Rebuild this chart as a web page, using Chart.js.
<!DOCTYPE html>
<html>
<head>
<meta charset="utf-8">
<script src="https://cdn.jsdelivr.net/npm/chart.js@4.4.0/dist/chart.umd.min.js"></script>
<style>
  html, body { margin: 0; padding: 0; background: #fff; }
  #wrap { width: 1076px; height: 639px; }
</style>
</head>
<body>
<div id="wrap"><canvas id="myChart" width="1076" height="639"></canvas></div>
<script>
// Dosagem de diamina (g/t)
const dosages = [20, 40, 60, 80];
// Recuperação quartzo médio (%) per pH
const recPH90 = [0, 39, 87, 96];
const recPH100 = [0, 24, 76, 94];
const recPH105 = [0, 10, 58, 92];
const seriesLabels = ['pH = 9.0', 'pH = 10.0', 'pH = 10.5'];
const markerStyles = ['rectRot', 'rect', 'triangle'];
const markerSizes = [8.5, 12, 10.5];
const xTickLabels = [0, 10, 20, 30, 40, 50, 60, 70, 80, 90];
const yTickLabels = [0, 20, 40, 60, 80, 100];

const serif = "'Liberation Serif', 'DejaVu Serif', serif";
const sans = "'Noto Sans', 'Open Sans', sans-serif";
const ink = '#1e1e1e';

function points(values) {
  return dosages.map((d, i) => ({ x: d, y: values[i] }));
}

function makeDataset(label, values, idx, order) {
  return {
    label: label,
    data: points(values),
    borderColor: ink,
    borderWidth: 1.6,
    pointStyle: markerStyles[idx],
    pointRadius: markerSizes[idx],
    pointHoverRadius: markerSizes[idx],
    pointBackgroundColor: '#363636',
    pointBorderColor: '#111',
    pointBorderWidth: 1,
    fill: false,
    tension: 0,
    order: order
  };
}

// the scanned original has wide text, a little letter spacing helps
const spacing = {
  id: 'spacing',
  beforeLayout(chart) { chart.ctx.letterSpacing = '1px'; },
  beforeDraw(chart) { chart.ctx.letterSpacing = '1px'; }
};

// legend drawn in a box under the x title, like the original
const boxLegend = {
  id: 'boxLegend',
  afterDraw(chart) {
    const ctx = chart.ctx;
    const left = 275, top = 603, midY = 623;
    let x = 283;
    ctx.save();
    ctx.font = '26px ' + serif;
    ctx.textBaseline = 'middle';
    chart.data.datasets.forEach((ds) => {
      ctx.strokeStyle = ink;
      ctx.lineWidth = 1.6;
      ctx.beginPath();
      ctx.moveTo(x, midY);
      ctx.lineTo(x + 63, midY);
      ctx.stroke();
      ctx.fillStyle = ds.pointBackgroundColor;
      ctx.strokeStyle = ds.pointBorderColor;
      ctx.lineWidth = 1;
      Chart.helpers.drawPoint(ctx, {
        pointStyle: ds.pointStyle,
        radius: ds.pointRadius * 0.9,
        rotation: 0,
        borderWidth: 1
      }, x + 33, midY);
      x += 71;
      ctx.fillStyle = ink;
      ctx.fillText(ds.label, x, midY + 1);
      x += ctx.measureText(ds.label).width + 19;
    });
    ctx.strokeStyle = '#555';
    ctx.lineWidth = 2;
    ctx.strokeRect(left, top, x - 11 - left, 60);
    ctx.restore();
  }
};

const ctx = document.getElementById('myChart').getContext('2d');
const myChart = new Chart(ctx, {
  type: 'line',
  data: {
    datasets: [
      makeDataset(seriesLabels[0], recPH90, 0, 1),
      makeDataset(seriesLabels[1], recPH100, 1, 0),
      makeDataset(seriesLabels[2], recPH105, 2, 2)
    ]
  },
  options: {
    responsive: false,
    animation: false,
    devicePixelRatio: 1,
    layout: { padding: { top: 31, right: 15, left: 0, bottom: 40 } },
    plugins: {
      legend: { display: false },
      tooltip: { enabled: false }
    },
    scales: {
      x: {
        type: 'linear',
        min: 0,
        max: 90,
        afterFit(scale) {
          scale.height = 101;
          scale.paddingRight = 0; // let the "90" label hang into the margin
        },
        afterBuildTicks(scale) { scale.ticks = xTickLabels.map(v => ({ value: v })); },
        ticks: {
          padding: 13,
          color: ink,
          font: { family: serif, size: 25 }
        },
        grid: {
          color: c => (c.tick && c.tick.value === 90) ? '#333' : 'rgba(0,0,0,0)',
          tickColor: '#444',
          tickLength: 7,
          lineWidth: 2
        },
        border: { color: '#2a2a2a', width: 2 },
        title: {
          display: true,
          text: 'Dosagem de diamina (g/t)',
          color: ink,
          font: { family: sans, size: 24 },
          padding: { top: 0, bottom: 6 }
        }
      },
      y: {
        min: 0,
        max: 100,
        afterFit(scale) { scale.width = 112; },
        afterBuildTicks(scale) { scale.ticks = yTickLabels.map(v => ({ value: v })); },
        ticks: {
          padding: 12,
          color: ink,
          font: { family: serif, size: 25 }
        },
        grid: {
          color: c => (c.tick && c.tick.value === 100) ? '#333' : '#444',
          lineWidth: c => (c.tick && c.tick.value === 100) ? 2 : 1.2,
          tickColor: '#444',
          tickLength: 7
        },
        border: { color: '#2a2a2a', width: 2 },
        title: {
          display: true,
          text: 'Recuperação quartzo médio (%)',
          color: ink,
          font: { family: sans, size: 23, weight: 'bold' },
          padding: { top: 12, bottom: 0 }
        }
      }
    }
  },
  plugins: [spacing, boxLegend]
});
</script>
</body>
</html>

+--

Quote only the stretch of lines that starts the data above and ends with the line containing "const yTickLabels = [0, 20, 40, 60, 80, 100];", both included.

Rebuild this chart as a web page, using Chart.js.
<!DOCTYPE html>
<html>
<head>
<meta charset="utf-8">
<script src="https://cdn.jsdelivr.net/npm/chart.js@4.4.0/dist/chart.umd.min.js"></script>
<style>
  html, body { margin: 0; padding: 0; background: #fff; }
  #wrap { width: 1076px; height: 639px; }
</style>
</head>
<body>
<div id="wrap"><canvas id="myChart" width="1076" height="639"></canvas></div>
<script>
// Dosagem de diamina (g/t)
const dosages = [20, 40, 60, 80];
// Recuperação quartzo médio (%) per pH
const recPH90 = [0, 39, 87, 96];
const recPH100 = [0, 24, 76, 94];
const recPH105 = [0, 10, 58, 92];
const seriesLabels = ['pH = 9.0', 'pH = 10.0', 'pH = 10.5'];
const markerStyles = ['rectRot', 'rect', 'triangle'];
const markerSizes = [8.5, 12, 10.5];
const xTickLabels = [0, 10, 20, 30, 40, 50, 60, 70, 80, 90];
const yTickLabels = [0, 20, 40, 60, 80, 100];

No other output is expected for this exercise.